** Begin **

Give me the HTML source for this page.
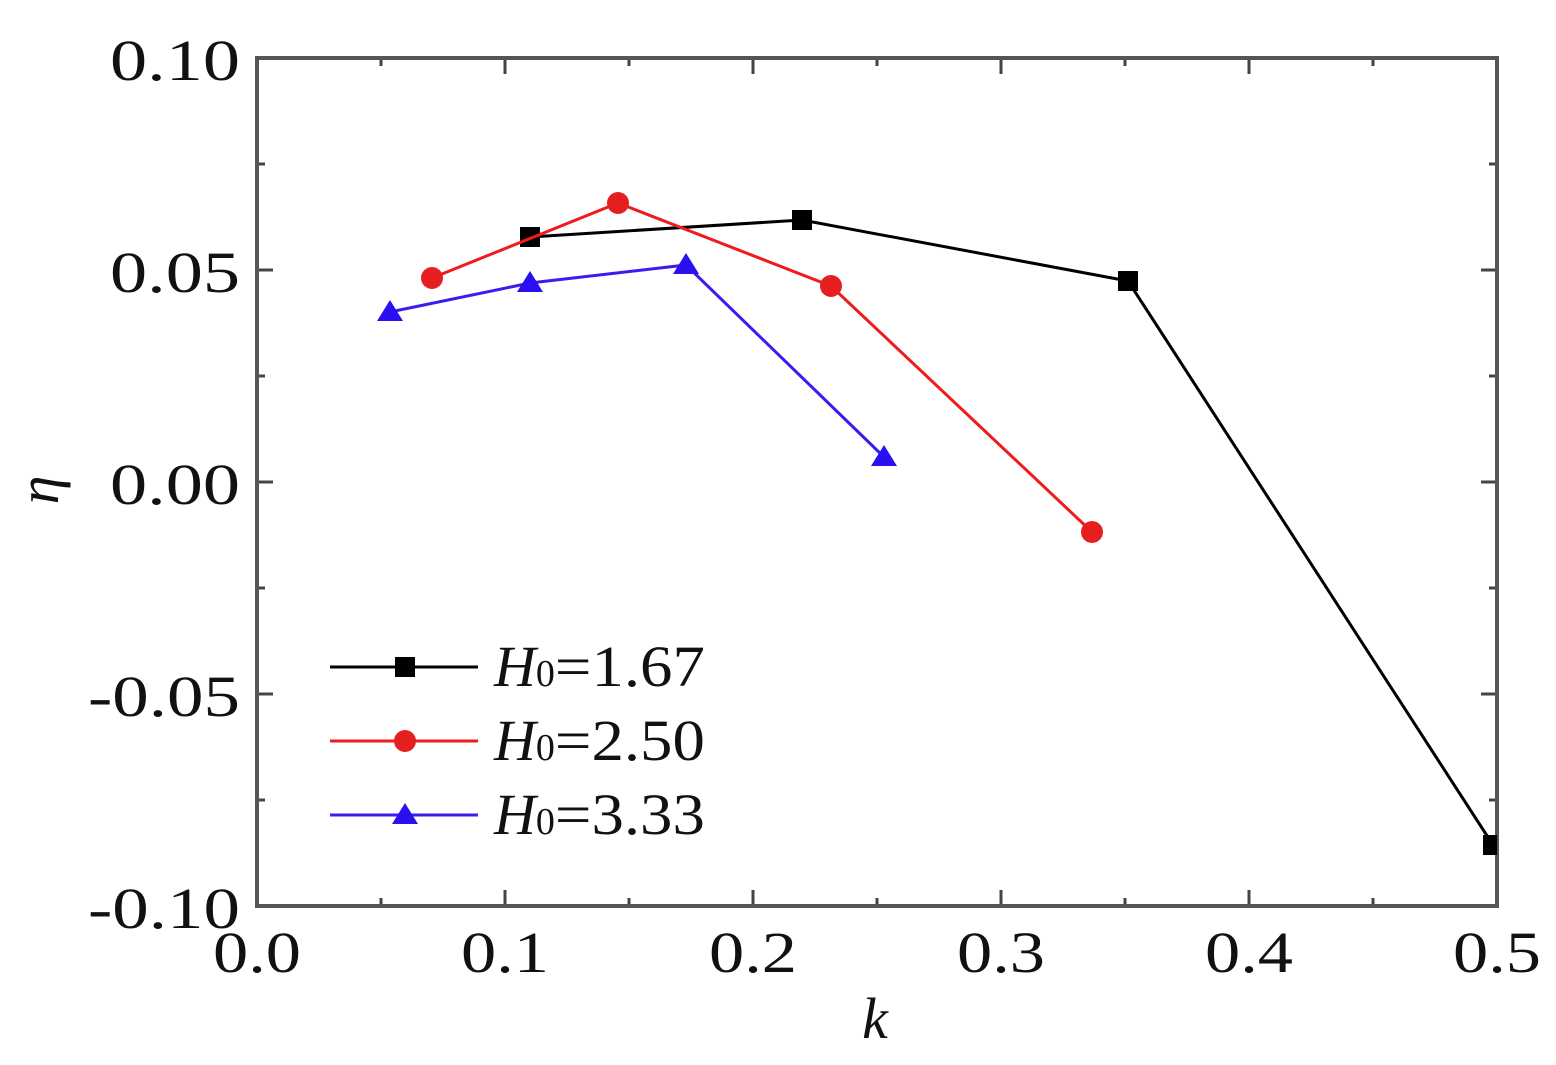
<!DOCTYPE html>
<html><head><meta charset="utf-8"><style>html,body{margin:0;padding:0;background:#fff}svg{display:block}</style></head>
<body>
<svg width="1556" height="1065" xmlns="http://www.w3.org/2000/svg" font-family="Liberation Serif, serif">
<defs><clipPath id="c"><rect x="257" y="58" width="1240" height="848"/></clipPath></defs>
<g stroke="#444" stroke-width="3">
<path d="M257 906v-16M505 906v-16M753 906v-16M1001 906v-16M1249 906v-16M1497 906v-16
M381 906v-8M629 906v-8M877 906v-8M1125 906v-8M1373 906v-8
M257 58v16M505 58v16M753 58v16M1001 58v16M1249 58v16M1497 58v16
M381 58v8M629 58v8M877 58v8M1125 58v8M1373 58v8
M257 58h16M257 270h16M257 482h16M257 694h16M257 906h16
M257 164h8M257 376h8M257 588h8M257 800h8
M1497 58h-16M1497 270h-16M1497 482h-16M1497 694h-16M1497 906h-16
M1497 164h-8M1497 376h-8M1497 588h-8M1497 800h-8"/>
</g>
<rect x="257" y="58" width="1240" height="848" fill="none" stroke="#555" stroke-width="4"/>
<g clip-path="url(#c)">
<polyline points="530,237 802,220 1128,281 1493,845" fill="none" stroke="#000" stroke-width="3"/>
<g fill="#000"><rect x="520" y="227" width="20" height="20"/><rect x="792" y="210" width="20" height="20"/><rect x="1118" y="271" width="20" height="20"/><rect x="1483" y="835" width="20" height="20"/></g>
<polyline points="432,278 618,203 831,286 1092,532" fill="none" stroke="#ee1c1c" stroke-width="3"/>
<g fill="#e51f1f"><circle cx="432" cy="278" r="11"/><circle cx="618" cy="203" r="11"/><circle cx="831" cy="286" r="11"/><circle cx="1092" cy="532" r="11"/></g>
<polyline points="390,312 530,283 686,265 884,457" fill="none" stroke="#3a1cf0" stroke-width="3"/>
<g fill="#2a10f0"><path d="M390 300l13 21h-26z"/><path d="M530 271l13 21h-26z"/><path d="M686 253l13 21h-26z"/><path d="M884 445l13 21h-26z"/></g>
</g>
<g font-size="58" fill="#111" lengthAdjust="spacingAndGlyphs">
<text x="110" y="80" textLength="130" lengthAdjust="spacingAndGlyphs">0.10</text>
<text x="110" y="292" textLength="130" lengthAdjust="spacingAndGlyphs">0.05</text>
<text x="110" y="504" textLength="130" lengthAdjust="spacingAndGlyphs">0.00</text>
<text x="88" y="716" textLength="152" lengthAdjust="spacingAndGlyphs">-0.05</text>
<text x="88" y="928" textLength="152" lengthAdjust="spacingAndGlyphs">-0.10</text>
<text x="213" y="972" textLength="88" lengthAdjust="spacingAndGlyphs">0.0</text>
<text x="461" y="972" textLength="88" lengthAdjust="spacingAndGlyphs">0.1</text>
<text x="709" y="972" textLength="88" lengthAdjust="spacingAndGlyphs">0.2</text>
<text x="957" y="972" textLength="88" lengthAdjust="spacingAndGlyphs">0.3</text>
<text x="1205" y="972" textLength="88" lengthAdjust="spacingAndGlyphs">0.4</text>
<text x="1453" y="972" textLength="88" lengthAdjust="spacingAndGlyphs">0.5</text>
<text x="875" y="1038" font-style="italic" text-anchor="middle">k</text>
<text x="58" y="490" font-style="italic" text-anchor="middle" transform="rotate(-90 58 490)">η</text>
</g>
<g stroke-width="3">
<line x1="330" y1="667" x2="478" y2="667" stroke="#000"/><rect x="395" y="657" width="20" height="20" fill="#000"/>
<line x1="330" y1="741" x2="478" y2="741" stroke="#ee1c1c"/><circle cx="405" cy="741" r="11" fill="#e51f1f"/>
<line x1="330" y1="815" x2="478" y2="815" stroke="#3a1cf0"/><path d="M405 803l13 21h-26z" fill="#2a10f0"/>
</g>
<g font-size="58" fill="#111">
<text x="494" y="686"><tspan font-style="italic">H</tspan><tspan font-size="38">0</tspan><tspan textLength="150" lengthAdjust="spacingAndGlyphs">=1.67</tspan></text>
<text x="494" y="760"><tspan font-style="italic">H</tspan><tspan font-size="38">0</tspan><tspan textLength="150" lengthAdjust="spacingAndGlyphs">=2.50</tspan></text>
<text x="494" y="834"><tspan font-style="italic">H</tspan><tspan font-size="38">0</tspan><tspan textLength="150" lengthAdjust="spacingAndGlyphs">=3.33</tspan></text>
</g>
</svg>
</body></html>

** End **

Repeat the listing verbatim. Skip the pictures.

**Answer to the problem**
Give me the HTML source for this page.
<!DOCTYPE html>
<html><head><meta charset="utf-8"><style>html,body{margin:0;padding:0;background:#fff}svg{display:block}</style></head>
<body>
<svg width="1556" height="1065" xmlns="http://www.w3.org/2000/svg" font-family="Liberation Serif, serif">
<defs><clipPath id="c"><rect x="257" y="58" width="1240" height="848"/></clipPath></defs>
<g stroke="#444" stroke-width="3">
<path d="M257 906v-16M505 906v-16M753 906v-16M1001 906v-16M1249 906v-16M1497 906v-16
M381 906v-8M629 906v-8M877 906v-8M1125 906v-8M1373 906v-8
M257 58v16M505 58v16M753 58v16M1001 58v16M1249 58v16M1497 58v16
M381 58v8M629 58v8M877 58v8M1125 58v8M1373 58v8
M257 58h16M257 270h16M257 482h16M257 694h16M257 906h16
M257 164h8M257 376h8M257 588h8M257 800h8
M1497 58h-16M1497 270h-16M1497 482h-16M1497 694h-16M1497 906h-16
M1497 164h-8M1497 376h-8M1497 588h-8M1497 800h-8"/>
</g>
<rect x="257" y="58" width="1240" height="848" fill="none" stroke="#555" stroke-width="4"/>
<g clip-path="url(#c)">
<polyline points="530,237 802,220 1128,281 1493,845" fill="none" stroke="#000" stroke-width="3"/>
<g fill="#000"><rect x="520" y="227" width="20" height="20"/><rect x="792" y="210" width="20" height="20"/><rect x="1118" y="271" width="20" height="20"/><rect x="1483" y="835" width="20" height="20"/></g>
<polyline points="432,278 618,203 831,286 1092,532" fill="none" stroke="#ee1c1c" stroke-width="3"/>
<g fill="#e51f1f"><circle cx="432" cy="278" r="11"/><circle cx="618" cy="203" r="11"/><circle cx="831" cy="286" r="11"/><circle cx="1092" cy="532" r="11"/></g>
<polyline points="390,312 530,283 686,265 884,457" fill="none" stroke="#3a1cf0" stroke-width="3"/>
<g fill="#2a10f0"><path d="M390 300l13 21h-26z"/><path d="M530 271l13 21h-26z"/><path d="M686 253l13 21h-26z"/><path d="M884 445l13 21h-26z"/></g>
</g>
<g font-size="58" fill="#111" lengthAdjust="spacingAndGlyphs">
<text x="110" y="80" textLength="130" lengthAdjust="spacingAndGlyphs">0.10</text>
<text x="110" y="292" textLength="130" lengthAdjust="spacingAndGlyphs">0.05</text>
<text x="110" y="504" textLength="130" lengthAdjust="spacingAndGlyphs">0.00</text>
<text x="88" y="716" textLength="152" lengthAdjust="spacingAndGlyphs">-0.05</text>
<text x="88" y="928" textLength="152" lengthAdjust="spacingAndGlyphs">-0.10</text>
<text x="213" y="972" textLength="88" lengthAdjust="spacingAndGlyphs">0.0</text>
<text x="461" y="972" textLength="88" lengthAdjust="spacingAndGlyphs">0.1</text>
<text x="709" y="972" textLength="88" lengthAdjust="spacingAndGlyphs">0.2</text>
<text x="957" y="972" textLength="88" lengthAdjust="spacingAndGlyphs">0.3</text>
<text x="1205" y="972" textLength="88" lengthAdjust="spacingAndGlyphs">0.4</text>
<text x="1453" y="972" textLength="88" lengthAdjust="spacingAndGlyphs">0.5</text>
<text x="875" y="1038" font-style="italic" text-anchor="middle">k</text>
<text x="58" y="490" font-style="italic" text-anchor="middle" transform="rotate(-90 58 490)">η</text>
</g>
<g stroke-width="3">
<line x1="330" y1="667" x2="478" y2="667" stroke="#000"/><rect x="395" y="657" width="20" height="20" fill="#000"/>
<line x1="330" y1="741" x2="478" y2="741" stroke="#ee1c1c"/><circle cx="405" cy="741" r="11" fill="#e51f1f"/>
<line x1="330" y1="815" x2="478" y2="815" stroke="#3a1cf0"/><path d="M405 803l13 21h-26z" fill="#2a10f0"/>
</g>
<g font-size="58" fill="#111">
<text x="494" y="686"><tspan font-style="italic">H</tspan><tspan font-size="38">0</tspan><tspan textLength="150" lengthAdjust="spacingAndGlyphs">=1.67</tspan></text>
<text x="494" y="760"><tspan font-style="italic">H</tspan><tspan font-size="38">0</tspan><tspan textLength="150" lengthAdjust="spacingAndGlyphs">=2.50</tspan></text>
<text x="494" y="834"><tspan font-style="italic">H</tspan><tspan font-size="38">0</tspan><tspan textLength="150" lengthAdjust="spacingAndGlyphs">=3.33</tspan></text>
</g>
</svg>
</body></html>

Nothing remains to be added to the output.